The Angelus returns us to the Hail Mary, and our amazement has turned to gratitude, as we bless Our Lady for her role in bringing about such a Savior.

The devotion begins to wrap everything up with a humble petition: “Pray for us, O holy mother of God, that we may be made worthy of the promises of Christ.”  Promises we have already begun to receive, which have taken root in us in our baptism, which are nourished in us by the other sacraments.  We strive our whole lives long to be worthy recipients of these gifts, much as we strive our whole lives to return faithfully the love of our family and those closest to us.  As we strive to requite the love which we have received, this petition reminds us that we do so in the company of Our Lady who continues to abide with us in the communion of the saints, all of whom pray for us.  They pray in her footsteps, and their continuing prayers for us help us to be people in whom the Incarnation of Our Lord is manifest today: as it was manifest in them in their own lifetimes, and chief of all made manifest in that manger in Bethlehem with ox and ass, straw and wood, angels and shepherds, and Our Lady at the center with her Child.

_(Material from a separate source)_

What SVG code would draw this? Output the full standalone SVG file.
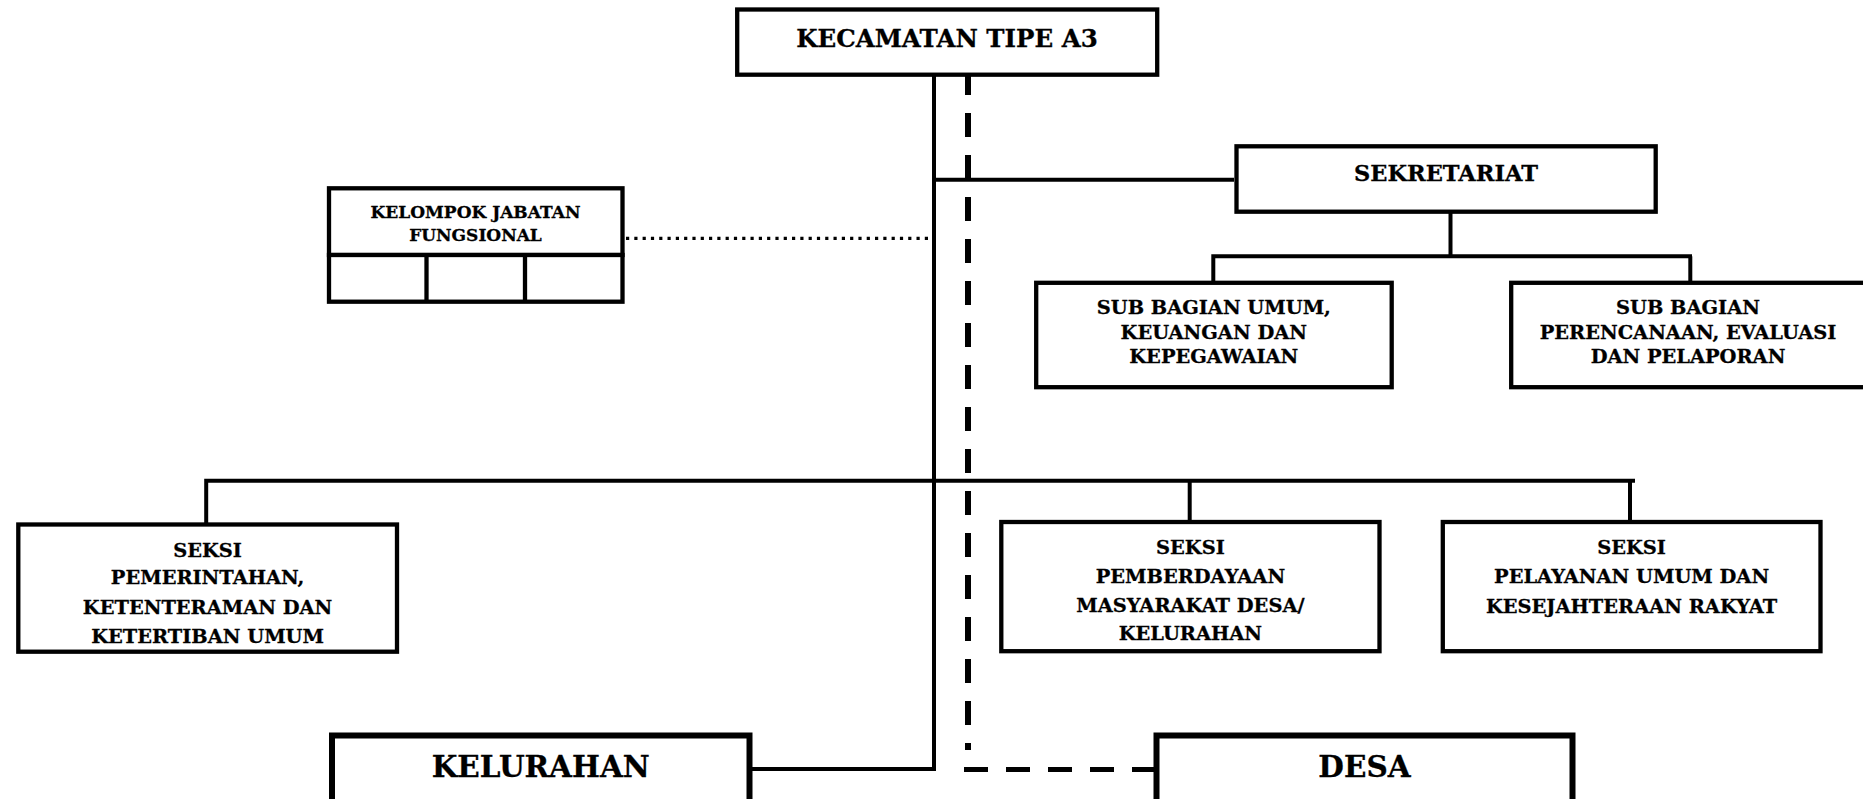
<svg xmlns="http://www.w3.org/2000/svg" width="1863" height="799" viewBox="0 0 1863 799">
<style>
  .box { fill: #ffffff; stroke: #000000; stroke-width: 4.3; }
  .bigbox { fill: #ffffff; stroke: #000000; stroke-width: 6; }
  .ln { fill: none; stroke: #000000; stroke-width: 4; }
  .dash { fill: none; stroke: #000000; stroke-width: 6; stroke-dasharray: 24 18; }
  .dot { fill: none; stroke: #000000; stroke-width: 3.3; stroke-dasharray: 3.2 5.1; }
  text { font-family: "DejaVu Serif", "Liberation Serif", serif; font-weight: bold; fill: #000000; stroke: #000000; stroke-width: 0.3; text-anchor: middle; }
  .t24 { font-size: 24.5px; }
  .t22 { font-size: 22.5px; }
  .t19 { font-size: 19.4px; }
  .t17 { font-size: 17px; }
  .t29 { font-size: 29.5px; }
</style>
<rect width="1863" height="799" fill="#ffffff"/>
<g id="connectors">
  <line class="ln" x1="934" y1="74" x2="934" y2="771"/>
  <line class="dash" x1="968" y1="71" x2="968" y2="750"/>
  <line class="ln" x1="936" y1="179.7" x2="1234" y2="179.7"/>
  <line class="dot" x1="626" y1="238.3" x2="932" y2="238.3"/>
  <line class="ln" x1="1450.5" y1="212" x2="1450.5" y2="256.3"/>
  <polyline class="ln" points="1213.3,283 1213.3,256.3 1692,256.3"/>
  <line class="ln" x1="1690.3" y1="256.3" x2="1690.3" y2="283"/>
  <polyline class="ln" points="206.2,524 206.2,480.8 1635,480.8"/>
  <line class="ln" x1="1189.7" y1="480.8" x2="1189.7" y2="522"/>
  <line class="ln" x1="1630" y1="480.8" x2="1630" y2="522"/>
  <polyline class="ln" points="752,769 934,769"/>
  <line class="dash" x1="964" y1="769.5" x2="1154" y2="769.5" style="stroke-width:5"/>
</g>
<g id="kecamatan">
  <rect class="box" x="737.2" y="9.5" width="420" height="65.2"/>
  <text class="t24" x="947" y="47.3">KECAMATAN TIPE A3</text>
</g>
<g id="sekretariat">
  <rect class="box" x="1236.5" y="146.3" width="419.2" height="65.4"/>
  <text class="t22" x="1446" y="181">SEKRETARIAT</text>
</g>
<g id="kelompok-jabatan-fungsional">
  <rect class="box" x="329" y="188.3" width="293.5" height="66.7"/>
  <rect class="box" x="329" y="255" width="293.5" height="46.7"/>
  <line class="ln" x1="426.5" y1="255" x2="426.5" y2="301.7" style="stroke-width:4.3"/>
  <line class="ln" x1="525" y1="255" x2="525" y2="301.7" style="stroke-width:4.3"/>
  <text class="t17" x="475.5" y="218">KELOMPOK JABATAN</text>
  <text class="t17" x="475.5" y="240.5">FUNGSIONAL</text>
</g>
<g id="subbag-umum">
  <rect class="box" x="1036.2" y="282.8" width="355.5" height="104.4"/>
  <text class="t19" x="1213.8" y="314">SUB BAGIAN UMUM,</text>
  <text class="t19" x="1213.8" y="338.5">KEUANGAN DAN</text>
  <text class="t19" x="1213.8" y="363">KEPEGAWAIAN</text>
</g>
<g id="subbag-perencanaan">
  <rect class="box" x="1511.2" y="282.8" width="370" height="104.4"/>
  <text class="t19" x="1688" y="314">SUB BAGIAN</text>
  <text class="t19" x="1688" y="338.5">PERENCANAAN, EVALUASI</text>
  <text class="t19" x="1688" y="363">DAN PELAPORAN</text>
</g>
<g id="seksi-pemerintahan">
  <rect class="box" x="18.3" y="524.5" width="378.7" height="127.2"/>
  <text class="t19" x="207.6" y="556.5">SEKSI</text>
  <text class="t19" x="207.6" y="584">PEMERINTAHAN,</text>
  <text class="t19" x="207.6" y="613.8">KETENTERAMAN DAN</text>
  <text class="t19" x="207.6" y="643">KETERTIBAN UMUM</text>
</g>
<g id="seksi-pemberdayaan">
  <rect class="box" x="1001.3" y="522" width="378.2" height="129.2"/>
  <text class="t19" x="1190.4" y="554">SEKSI</text>
  <text class="t19" x="1190.4" y="583.3">PEMBERDAYAAN</text>
  <text class="t19" x="1190.4" y="612.3">MASYARAKAT DESA/</text>
  <text class="t19" x="1190.4" y="640">KELURAHAN</text>
</g>
<g id="seksi-pelayanan">
  <rect class="box" x="1442.8" y="522" width="377.7" height="129.2"/>
  <text class="t19" x="1631.6" y="554">SEKSI</text>
  <text class="t19" x="1631.6" y="583.3">PELAYANAN UMUM DAN</text>
  <text class="t19" x="1631.6" y="613.3">KESEJAHTERAAN RAKYAT</text>
</g>
<g id="kelurahan">
  <rect class="bigbox" x="332" y="735.5" width="417.5" height="80"/>
  <text class="t29" x="540.7" y="777">KELURAHAN</text>
</g>
<g id="desa">
  <rect class="bigbox" x="1156.5" y="735.5" width="416" height="80"/>
  <text class="t29" x="1364.5" y="777">DESA</text>
</g>
</svg>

Finally the Angelus concludes with a collect in which the whole circle is completed: Annunciation and Birth to Suffering and Death, to resurrection and eternal glory.  We pray that we might be incorporated into this pattern of grace, that we might at last join the Archangel Gabriel, Our Lady, and all the saints and angels, in the eternal contemplation of Our Lord’s saving death and resurrection.

The Angelus is a short prayer: you can say the whole thing – slowly even – and be finished in a minute or less.  And yet it contains the seeds of the entire Christian mystery, and the fullness of Christian prayer.  The event which it commemorates, Gabriel’s visit to Mary, no doubt took a similarly brief period of time.  Yet in those few moments, salvation began for the whole world, a new creation dawned, and God was made flesh.

As Advent draws to a close this year, and Christmas draws near, I commend to all of you the discipline of praying the Angelus.  (If you don’t have the text, let me know and I will get it to you.)  As we pray it together, and rehearse in our spirits the saving deeds of God, may we be brought near to Bethlehem, join our Lady in prayer, and hear the Angel’s message.  May we offer ourselves as a manger for our Lord, and be made new as he is born in our hearts.

In the Name of God, Father, Son, and Holy Ghost: Amen.